There are several reasons as to why globalization can cause poverty in developing countries; key among these is the fact that it brings unfair competition from big and well established blue chip multinational companies as they try to establish their businesses in the developing countries. For a country with a small population like St. Kitts, the effect of this competition can be far reaching since these multinationals possess most of the assets hence dominating the market while pushing the domestic companies out of business. This will make the local citizens poor since the major share of their economic activities is controlled by foreigners. In the case of St. Kitts whose economy is controlled by only a few sectors, this has overburdening of the very few economically viable activities available for locals hence majority remaining poor.

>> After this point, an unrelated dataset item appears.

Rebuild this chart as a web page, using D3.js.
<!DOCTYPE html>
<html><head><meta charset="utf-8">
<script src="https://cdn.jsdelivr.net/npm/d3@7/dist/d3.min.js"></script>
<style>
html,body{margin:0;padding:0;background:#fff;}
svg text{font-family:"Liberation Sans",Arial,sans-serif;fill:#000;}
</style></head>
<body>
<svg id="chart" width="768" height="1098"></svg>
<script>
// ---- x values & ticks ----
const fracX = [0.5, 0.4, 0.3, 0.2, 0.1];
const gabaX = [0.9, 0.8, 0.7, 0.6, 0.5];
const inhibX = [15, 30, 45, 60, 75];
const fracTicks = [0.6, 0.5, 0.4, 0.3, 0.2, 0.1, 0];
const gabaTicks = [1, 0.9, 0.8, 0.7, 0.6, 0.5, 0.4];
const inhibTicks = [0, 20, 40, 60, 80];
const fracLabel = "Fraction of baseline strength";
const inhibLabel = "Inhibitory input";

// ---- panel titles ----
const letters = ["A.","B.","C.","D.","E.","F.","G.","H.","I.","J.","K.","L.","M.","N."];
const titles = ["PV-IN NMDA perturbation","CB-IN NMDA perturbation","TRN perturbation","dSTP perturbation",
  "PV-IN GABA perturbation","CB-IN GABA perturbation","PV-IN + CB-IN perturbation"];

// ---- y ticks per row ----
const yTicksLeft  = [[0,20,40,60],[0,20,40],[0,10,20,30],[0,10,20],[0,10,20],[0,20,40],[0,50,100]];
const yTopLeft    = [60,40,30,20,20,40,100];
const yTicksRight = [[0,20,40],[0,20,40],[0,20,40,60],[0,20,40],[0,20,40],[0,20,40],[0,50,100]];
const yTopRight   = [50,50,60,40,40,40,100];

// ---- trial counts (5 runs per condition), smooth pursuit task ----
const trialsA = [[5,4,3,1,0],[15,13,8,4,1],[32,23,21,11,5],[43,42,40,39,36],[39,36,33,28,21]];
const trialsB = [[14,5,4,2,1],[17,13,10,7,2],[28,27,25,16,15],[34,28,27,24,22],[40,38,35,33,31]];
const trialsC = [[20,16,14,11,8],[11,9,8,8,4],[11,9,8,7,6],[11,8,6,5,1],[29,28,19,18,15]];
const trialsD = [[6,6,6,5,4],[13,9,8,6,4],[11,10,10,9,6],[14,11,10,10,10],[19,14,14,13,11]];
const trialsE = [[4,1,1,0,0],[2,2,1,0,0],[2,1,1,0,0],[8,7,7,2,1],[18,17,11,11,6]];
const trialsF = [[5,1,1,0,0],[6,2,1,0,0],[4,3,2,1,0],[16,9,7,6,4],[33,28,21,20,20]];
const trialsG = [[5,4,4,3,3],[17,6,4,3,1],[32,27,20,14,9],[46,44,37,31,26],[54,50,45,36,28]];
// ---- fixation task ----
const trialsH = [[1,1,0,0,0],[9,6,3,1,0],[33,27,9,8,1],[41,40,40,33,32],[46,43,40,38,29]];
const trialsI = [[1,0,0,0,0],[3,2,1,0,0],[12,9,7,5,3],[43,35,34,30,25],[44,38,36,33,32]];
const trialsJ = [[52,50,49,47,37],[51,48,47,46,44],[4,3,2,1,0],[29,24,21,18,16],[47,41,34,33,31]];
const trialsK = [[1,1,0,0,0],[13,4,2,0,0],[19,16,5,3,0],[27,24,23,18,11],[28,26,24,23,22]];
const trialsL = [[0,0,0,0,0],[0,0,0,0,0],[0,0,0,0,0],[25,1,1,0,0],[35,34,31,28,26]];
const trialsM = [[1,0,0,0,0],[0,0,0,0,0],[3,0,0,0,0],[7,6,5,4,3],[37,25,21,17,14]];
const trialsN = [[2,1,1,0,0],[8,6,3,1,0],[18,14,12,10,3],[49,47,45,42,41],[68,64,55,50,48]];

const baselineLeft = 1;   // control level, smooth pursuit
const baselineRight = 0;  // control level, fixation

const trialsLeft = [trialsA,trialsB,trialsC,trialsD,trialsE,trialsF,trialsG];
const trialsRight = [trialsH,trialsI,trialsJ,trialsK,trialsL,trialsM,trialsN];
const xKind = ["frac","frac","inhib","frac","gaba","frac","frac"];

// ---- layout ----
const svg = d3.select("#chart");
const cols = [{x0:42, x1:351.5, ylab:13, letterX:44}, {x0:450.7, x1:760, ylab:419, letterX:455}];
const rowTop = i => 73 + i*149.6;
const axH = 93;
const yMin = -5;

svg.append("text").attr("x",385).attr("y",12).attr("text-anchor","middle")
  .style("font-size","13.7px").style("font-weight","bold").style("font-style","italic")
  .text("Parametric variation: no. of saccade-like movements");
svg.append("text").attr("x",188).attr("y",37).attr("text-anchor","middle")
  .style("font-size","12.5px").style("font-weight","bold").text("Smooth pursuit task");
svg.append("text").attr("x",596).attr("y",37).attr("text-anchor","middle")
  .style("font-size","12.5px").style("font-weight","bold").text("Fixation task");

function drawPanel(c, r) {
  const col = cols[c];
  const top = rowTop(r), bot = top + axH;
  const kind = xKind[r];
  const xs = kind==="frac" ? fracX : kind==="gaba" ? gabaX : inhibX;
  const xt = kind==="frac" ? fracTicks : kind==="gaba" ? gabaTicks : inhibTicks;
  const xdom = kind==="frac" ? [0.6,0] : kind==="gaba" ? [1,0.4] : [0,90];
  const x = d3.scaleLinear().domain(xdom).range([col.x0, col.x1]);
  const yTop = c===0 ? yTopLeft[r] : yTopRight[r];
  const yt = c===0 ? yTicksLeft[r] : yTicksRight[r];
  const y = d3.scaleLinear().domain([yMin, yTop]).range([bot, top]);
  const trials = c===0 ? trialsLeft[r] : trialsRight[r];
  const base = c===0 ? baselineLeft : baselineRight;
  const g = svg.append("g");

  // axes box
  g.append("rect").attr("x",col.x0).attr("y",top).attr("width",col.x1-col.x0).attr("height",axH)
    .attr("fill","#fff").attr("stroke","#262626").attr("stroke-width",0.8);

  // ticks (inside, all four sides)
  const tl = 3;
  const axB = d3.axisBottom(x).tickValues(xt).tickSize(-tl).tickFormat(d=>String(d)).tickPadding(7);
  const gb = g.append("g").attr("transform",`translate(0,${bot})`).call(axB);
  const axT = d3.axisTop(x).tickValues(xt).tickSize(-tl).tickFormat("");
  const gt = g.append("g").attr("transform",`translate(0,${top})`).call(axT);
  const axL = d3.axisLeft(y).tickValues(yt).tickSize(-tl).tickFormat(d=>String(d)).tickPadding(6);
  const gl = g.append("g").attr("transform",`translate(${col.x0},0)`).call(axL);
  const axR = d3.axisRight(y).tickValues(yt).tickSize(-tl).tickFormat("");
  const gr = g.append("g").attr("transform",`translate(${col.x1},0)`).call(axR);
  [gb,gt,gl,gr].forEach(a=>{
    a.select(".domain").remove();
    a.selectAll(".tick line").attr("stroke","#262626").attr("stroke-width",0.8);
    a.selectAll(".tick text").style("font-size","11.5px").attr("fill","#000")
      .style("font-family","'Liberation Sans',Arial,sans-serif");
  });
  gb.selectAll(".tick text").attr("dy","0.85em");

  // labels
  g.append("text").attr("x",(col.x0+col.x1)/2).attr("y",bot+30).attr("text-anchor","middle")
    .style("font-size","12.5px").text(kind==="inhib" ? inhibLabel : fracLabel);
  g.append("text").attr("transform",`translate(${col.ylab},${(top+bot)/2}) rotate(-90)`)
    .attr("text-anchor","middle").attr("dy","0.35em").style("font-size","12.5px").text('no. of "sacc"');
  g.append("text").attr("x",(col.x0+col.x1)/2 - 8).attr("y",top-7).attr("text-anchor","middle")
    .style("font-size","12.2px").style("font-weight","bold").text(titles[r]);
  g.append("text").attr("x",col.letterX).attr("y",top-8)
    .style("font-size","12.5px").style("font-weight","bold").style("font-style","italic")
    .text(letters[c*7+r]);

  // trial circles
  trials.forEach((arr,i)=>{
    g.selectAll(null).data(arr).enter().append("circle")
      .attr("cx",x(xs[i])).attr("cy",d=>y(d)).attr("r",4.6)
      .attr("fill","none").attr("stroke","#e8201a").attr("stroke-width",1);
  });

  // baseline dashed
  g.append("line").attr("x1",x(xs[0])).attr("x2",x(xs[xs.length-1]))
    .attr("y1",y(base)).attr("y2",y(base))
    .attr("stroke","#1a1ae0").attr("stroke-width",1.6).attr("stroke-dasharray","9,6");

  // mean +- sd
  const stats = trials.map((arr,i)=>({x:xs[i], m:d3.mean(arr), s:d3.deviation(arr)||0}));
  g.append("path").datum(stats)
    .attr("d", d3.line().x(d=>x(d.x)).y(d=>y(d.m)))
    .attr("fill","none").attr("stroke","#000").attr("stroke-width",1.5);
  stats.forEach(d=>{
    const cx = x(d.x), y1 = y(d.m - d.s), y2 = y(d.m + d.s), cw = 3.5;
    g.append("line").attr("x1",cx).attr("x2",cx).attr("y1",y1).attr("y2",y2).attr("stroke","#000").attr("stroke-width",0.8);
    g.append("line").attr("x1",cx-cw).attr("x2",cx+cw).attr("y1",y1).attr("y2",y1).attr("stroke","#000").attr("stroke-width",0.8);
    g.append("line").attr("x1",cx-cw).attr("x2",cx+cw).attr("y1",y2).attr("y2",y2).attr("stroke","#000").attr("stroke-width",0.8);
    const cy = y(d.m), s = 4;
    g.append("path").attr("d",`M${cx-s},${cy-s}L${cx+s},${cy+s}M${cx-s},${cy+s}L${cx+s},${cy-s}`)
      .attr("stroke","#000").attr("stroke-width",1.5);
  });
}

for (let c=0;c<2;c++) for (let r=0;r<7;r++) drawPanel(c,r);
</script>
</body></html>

Due to the downward pressure on government spending for redistribution and welfare and owing to the fact that governments in underdeveloped countries do not have enough money, less money is spend on the welfare of citizens hence further increasing the poverty index of the country as a whole. This has further been fueled by the fact that international organizations such as the IMF and World Bank usually impose strict guidelines on government so as to reduce on spending, selective social services and private control. These factors put together have led to the increase in poverty levels in St. Kitts Island.

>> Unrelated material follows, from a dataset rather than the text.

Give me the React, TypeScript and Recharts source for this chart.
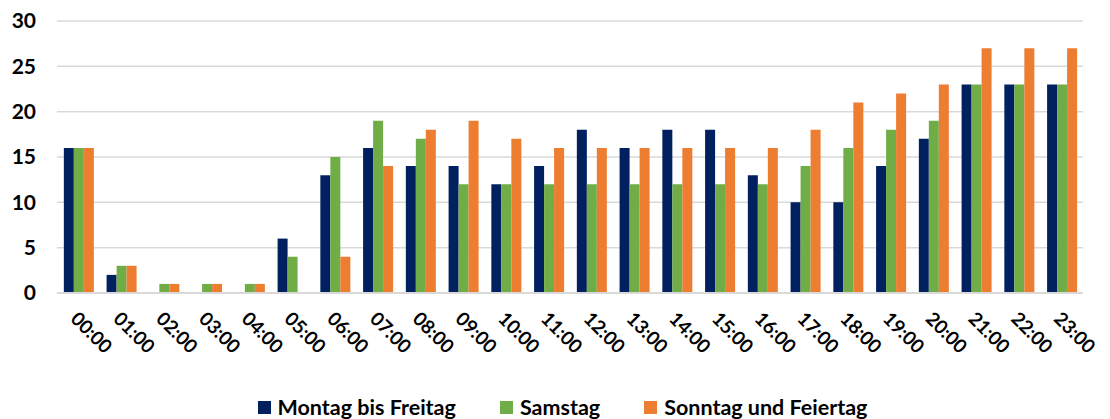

As a result of globalization, there is a widening gap between the rich and the poor in underdeveloped countries. In St.Kitts, there is low level of education and with increasing demand for highly skilled labor in the world market; the few skilled laborers have moved to seek greener pastures in other countries leaving the majority unskilled population unemployed. This has further widened the gap between the rich and the poor which is a major drawback to poverty reduction efforts. Further due to globalization, there has been increased trade between the state and the developed countries; this has phased out local commodities from the market which has in turn left the country with no alternative but top rely on borrowing from the international money lending institutions. Over reliance on foreign borrowing has further deteriorated the economy and hence increasing the poverty levels in this Caribbean state. While it may be tricky to directly attribute poverty increase to globalization, many studies have indicated that the challenges in implementing poverty reduction programs have been associated with globalization.